Bill Johnson's Restaurants, Inc. v. National Labor Relations Board
Headline: Limits NLRB power to stop state lawsuits: Court bars the Board from halting state-court suits unless they lack a reasonable basis and raise no genuine factual disputes, protecting access to state courts.
Holding: The Court held that the Board may stop a state-court lawsuit only if the suit lacks a reasonable basis in law or fact and there is no genuine issue of material fact.
- Protects people’s access to state courts when factual disputes exist.
- Allows the Board to stop clearly baseless, retaliatory lawsuits.

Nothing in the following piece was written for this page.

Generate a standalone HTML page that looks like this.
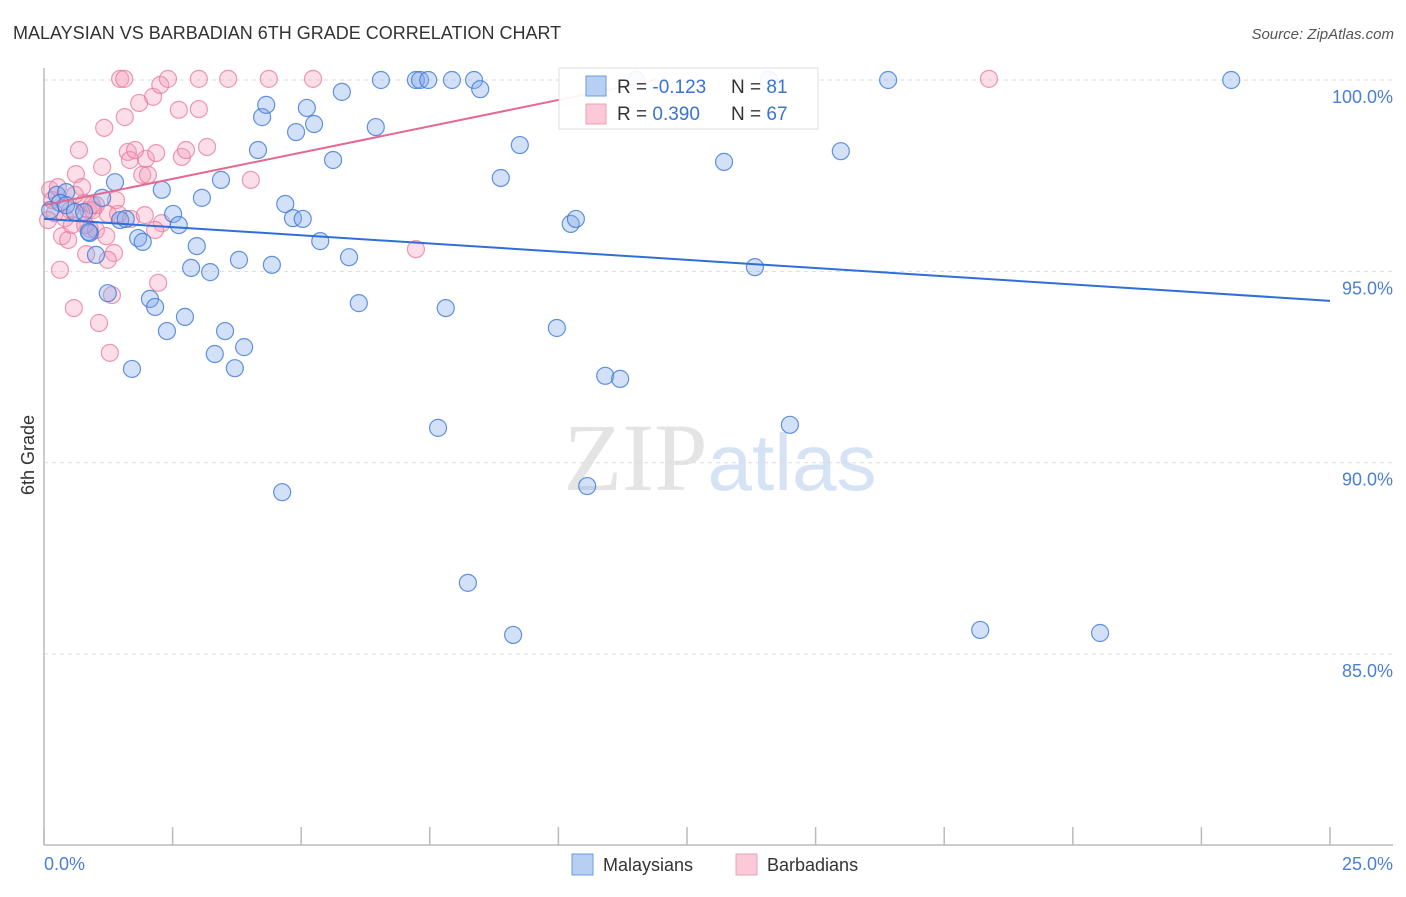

- Requires the Board to wait for state-court resolution when genuine issues arise.
Summary
Background
An employer operating a restaurant fired a senior waitress, who then filed unfair labor charges and joined co-workers in picketing. The employer sued the picketers in Arizona state court, alleging mass picketing, business interference, and libel after distribution of a critical leaflet. The Board’s prosecutor brought unfair-labor-practice charges, an ALJ found the state suit lacked a reasonable basis, the Board adopted that view, and the Court of Appeals enforced the Board’s order.
Reasoning
The Supreme Court decided whether the National Labor Relations Board (the federal labor agency) can stop a state-court lawsuit simply because the employer filed it for a retaliatory purpose. The Court held the Board may enjoin — that is, stop — a state suit only when two conditions are met: the suit was brought with retaliatory motive and the suit lacks a reasonable basis in law or fact. If the case raises genuine, material factual or state-law issues that should be decided by the state court, the Board must wait for the state-court result before acting.
Real world impact
The ruling preserves ordinary access to state courts for people and businesses when factual disputes exist, while allowing the Board to block clearly baseless suits filed to intimidate workers. The Court vacated the enforcement here and sent the case back to the Board to reconsider under these standards.
Dissents or concurrances
Justice Brennan concurred, stressing deference to the Board’s expertise but agreeing the Board cannot enjoin a state suit unless no reasonable jury could find for the plaintiff; he emphasized constitutional considerations guiding those standards.